[start]

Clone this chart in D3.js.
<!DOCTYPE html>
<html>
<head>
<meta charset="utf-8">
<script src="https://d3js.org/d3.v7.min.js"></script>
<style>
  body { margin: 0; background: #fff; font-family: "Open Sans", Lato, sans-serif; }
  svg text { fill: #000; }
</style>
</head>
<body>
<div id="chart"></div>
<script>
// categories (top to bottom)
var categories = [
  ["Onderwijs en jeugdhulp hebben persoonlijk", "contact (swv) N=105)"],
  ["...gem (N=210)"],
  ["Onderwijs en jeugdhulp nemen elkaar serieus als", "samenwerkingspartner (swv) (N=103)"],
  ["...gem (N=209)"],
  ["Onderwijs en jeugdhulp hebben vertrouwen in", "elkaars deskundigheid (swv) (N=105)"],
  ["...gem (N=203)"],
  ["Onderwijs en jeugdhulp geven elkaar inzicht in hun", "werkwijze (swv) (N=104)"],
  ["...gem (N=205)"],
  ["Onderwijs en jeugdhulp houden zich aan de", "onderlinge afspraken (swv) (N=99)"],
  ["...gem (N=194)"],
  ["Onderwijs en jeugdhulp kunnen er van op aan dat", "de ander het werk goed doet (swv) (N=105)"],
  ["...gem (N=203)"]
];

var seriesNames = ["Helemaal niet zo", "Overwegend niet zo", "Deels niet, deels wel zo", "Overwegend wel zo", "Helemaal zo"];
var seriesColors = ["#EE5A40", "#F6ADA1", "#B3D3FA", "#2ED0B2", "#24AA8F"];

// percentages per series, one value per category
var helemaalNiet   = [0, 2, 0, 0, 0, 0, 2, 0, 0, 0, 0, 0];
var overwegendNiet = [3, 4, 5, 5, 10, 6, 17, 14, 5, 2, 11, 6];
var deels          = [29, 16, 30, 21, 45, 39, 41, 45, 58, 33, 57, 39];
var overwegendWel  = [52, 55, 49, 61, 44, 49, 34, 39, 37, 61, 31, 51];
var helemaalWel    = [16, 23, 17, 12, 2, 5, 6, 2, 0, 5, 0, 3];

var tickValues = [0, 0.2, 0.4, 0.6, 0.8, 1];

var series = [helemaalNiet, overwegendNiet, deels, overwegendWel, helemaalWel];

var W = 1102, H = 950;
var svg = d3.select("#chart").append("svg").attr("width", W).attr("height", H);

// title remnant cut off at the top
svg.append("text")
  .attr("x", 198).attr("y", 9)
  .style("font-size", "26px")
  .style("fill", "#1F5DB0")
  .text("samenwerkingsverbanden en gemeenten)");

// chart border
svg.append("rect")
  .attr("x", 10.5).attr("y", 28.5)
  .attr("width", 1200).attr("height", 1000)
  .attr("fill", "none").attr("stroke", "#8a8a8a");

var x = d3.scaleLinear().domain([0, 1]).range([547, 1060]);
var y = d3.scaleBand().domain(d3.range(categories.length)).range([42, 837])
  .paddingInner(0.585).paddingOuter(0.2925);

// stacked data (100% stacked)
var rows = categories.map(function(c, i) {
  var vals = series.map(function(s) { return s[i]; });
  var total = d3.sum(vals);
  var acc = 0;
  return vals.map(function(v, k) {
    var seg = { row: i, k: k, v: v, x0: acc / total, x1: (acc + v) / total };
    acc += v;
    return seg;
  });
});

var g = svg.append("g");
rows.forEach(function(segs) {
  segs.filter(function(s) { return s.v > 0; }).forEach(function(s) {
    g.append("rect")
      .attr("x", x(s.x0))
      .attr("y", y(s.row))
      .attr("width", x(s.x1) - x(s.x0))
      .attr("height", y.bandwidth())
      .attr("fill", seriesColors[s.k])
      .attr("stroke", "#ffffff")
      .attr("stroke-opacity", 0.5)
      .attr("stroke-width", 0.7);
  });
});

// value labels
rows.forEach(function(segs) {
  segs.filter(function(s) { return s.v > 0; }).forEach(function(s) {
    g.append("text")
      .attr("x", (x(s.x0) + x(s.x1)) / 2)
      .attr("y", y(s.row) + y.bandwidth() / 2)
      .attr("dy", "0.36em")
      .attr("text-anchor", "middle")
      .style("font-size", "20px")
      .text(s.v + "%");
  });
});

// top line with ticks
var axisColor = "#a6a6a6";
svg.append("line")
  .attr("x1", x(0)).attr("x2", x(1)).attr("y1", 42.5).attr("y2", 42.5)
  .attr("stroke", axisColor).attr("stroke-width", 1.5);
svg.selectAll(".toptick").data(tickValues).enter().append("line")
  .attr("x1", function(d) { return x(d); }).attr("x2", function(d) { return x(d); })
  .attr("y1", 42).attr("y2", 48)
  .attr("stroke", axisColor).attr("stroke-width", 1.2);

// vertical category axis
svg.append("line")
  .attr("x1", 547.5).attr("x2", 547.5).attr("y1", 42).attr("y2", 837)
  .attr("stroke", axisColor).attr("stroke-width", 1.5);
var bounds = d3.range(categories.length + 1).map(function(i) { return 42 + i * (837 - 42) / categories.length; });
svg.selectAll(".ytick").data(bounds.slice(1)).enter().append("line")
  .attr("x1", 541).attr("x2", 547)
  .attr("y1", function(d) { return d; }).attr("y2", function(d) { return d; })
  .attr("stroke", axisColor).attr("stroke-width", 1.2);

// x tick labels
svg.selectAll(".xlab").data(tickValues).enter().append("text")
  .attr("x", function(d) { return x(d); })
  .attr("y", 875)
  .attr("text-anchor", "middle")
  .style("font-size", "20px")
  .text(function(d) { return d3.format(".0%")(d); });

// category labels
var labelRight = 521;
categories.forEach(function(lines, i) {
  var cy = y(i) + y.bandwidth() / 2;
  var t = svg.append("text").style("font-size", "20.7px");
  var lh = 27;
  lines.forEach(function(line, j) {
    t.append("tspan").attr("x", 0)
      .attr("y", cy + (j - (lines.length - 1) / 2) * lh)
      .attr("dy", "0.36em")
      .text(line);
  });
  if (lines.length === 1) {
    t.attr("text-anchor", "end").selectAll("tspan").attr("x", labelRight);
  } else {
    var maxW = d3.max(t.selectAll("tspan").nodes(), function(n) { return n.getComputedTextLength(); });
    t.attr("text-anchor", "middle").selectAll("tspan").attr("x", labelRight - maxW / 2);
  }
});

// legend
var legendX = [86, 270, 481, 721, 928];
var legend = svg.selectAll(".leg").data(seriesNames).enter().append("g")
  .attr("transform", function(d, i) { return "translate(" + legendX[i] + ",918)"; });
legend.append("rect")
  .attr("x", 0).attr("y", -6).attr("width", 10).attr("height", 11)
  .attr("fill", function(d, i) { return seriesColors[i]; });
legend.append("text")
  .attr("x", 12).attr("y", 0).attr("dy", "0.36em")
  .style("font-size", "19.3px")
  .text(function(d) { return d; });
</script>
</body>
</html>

[end]

> [What to produce]:
Nothing should be changed: write out all of the data as is.

> [Correct output]:
Clone this chart in D3.js.
<!DOCTYPE html>
<html>
<head>
<meta charset="utf-8">
<script src="https://d3js.org/d3.v7.min.js"></script>
<style>
  body { margin: 0; background: #fff; font-family: "Open Sans", Lato, sans-serif; }
  svg text { fill: #000; }
</style>
</head>
<body>
<div id="chart"></div>
<script>
// categories (top to bottom)
var categories = [
  ["Onderwijs en jeugdhulp hebben persoonlijk", "contact (swv) N=105)"],
  ["...gem (N=210)"],
  ["Onderwijs en jeugdhulp nemen elkaar serieus als", "samenwerkingspartner (swv) (N=103)"],
  ["...gem (N=209)"],
  ["Onderwijs en jeugdhulp hebben vertrouwen in", "elkaars deskundigheid (swv) (N=105)"],
  ["...gem (N=203)"],
  ["Onderwijs en jeugdhulp geven elkaar inzicht in hun", "werkwijze (swv) (N=104)"],
  ["...gem (N=205)"],
  ["Onderwijs en jeugdhulp houden zich aan de", "onderlinge afspraken (swv) (N=99)"],
  ["...gem (N=194)"],
  ["Onderwijs en jeugdhulp kunnen er van op aan dat", "de ander het werk goed doet (swv) (N=105)"],
  ["...gem (N=203)"]
];

var seriesNames = ["Helemaal niet zo", "Overwegend niet zo", "Deels niet, deels wel zo", "Overwegend wel zo", "Helemaal zo"];
var seriesColors = ["#EE5A40", "#F6ADA1", "#B3D3FA", "#2ED0B2", "#24AA8F"];

// percentages per series, one value per category
var helemaalNiet   = [0, 2, 0, 0, 0, 0, 2, 0, 0, 0, 0, 0];
var overwegendNiet = [3, 4, 5, 5, 10, 6, 17, 14, 5, 2, 11, 6];
var deels          = [29, 16, 30, 21, 45, 39, 41, 45, 58, 33, 57, 39];
var overwegendWel  = [52, 55, 49, 61, 44, 49, 34, 39, 37, 61, 31, 51];
var helemaalWel    = [16, 23, 17, 12, 2, 5, 6, 2, 0, 5, 0, 3];

var tickValues = [0, 0.2, 0.4, 0.6, 0.8, 1];

var series = [helemaalNiet, overwegendNiet, deels, overwegendWel, helemaalWel];

var W = 1102, H = 950;
var svg = d3.select("#chart").append("svg").attr("width", W).attr("height", H);

// title remnant cut off at the top
svg.append("text")
  .attr("x", 198).attr("y", 9)
  .style("font-size", "26px")
  .style("fill", "#1F5DB0")
  .text("samenwerkingsverbanden en gemeenten)");

// chart border
svg.append("rect")
  .attr("x", 10.5).attr("y", 28.5)
  .attr("width", 1200).attr("height", 1000)
  .attr("fill", "none").attr("stroke", "#8a8a8a");

var x = d3.scaleLinear().domain([0, 1]).range([547, 1060]);
var y = d3.scaleBand().domain(d3.range(categories.length)).range([42, 837])
  .paddingInner(0.585).paddingOuter(0.2925);

// stacked data (100% stacked)
var rows = categories.map(function(c, i) {
  var vals = series.map(function(s) { return s[i]; });
  var total = d3.sum(vals);
  var acc = 0;
  return vals.map(function(v, k) {
    var seg = { row: i, k: k, v: v, x0: acc / total, x1: (acc + v) / total };
    acc += v;
    return seg;
  });
});

var g = svg.append("g");
rows.forEach(function(segs) {
  segs.filter(function(s) { return s.v > 0; }).forEach(function(s) {
    g.append("rect")
      .attr("x", x(s.x0))
      .attr("y", y(s.row))
      .attr("width", x(s.x1) - x(s.x0))
      .attr("height", y.bandwidth())
      .attr("fill", seriesColors[s.k])
      .attr("stroke", "#ffffff")
      .attr("stroke-opacity", 0.5)
      .attr("stroke-width", 0.7);
  });
});

// value labels
rows.forEach(function(segs) {
  segs.filter(function(s) { return s.v > 0; }).forEach(function(s) {
    g.append("text")
      .attr("x", (x(s.x0) + x(s.x1)) / 2)
      .attr("y", y(s.row) + y.bandwidth() / 2)
      .attr("dy", "0.36em")
      .attr("text-anchor", "middle")
      .style("font-size", "20px")
      .text(s.v + "%");
  });
});

// top line with ticks
var axisColor = "#a6a6a6";
svg.append("line")
  .attr("x1", x(0)).attr("x2", x(1)).attr("y1", 42.5).attr("y2", 42.5)
  .attr("stroke", axisColor).attr("stroke-width", 1.5);
svg.selectAll(".toptick").data(tickValues).enter().append("line")
  .attr("x1", function(d) { return x(d); }).attr("x2", function(d) { return x(d); })
  .attr("y1", 42).attr("y2", 48)
  .attr("stroke", axisColor).attr("stroke-width", 1.2);

// vertical category axis
svg.append("line")
  .attr("x1", 547.5).attr("x2", 547.5).attr("y1", 42).attr("y2", 837)
  .attr("stroke", axisColor).attr("stroke-width", 1.5);
var bounds = d3.range(categories.length + 1).map(function(i) { return 42 + i * (837 - 42) / categories.length; });
svg.selectAll(".ytick").data(bounds.slice(1)).enter().append("line")
  .attr("x1", 541).attr("x2", 547)
  .attr("y1", function(d) { return d; }).attr("y2", function(d) { return d; })
  .attr("stroke", axisColor).attr("stroke-width", 1.2);

// x tick labels
svg.selectAll(".xlab").data(tickValues).enter().append("text")
  .attr("x", function(d) { return x(d); })
  .attr("y", 875)
  .attr("text-anchor", "middle")
  .style("font-size", "20px")
  .text(function(d) { return d3.format(".0%")(d); });

// category labels
var labelRight = 521;
categories.forEach(function(lines, i) {
  var cy = y(i) + y.bandwidth() / 2;
  var t = svg.append("text").style("font-size", "20.7px");
  var lh = 27;
  lines.forEach(function(line, j) {
    t.append("tspan").attr("x", 0)
      .attr("y", cy + (j - (lines.length - 1) / 2) * lh)
      .attr("dy", "0.36em")
      .text(line);
  });
  if (lines.length === 1) {
    t.attr("text-anchor", "end").selectAll("tspan").attr("x", labelRight);
  } else {
    var maxW = d3.max(t.selectAll("tspan").nodes(), function(n) { return n.getComputedTextLength(); });
    t.attr("text-anchor", "middle").selectAll("tspan").attr("x", labelRight - maxW / 2);
  }
});

// legend
var legendX = [86, 270, 481, 721, 928];
var legend = svg.selectAll(".leg").data(seriesNames).enter().append("g")
  .attr("transform", function(d, i) { return "translate(" + legendX[i] + ",918)"; });
legend.append("rect")
  .attr("x", 0).attr("y", -6).attr("width", 10).attr("height", 11)
  .attr("fill", function(d, i) { return seriesColors[i]; });
legend.append("text")
  .attr("x", 12).attr("y", 0).attr("dy", "0.36em")
  .style("font-size", "19.3px")
  .text(function(d) { return d; });
</script>
</body>
</html>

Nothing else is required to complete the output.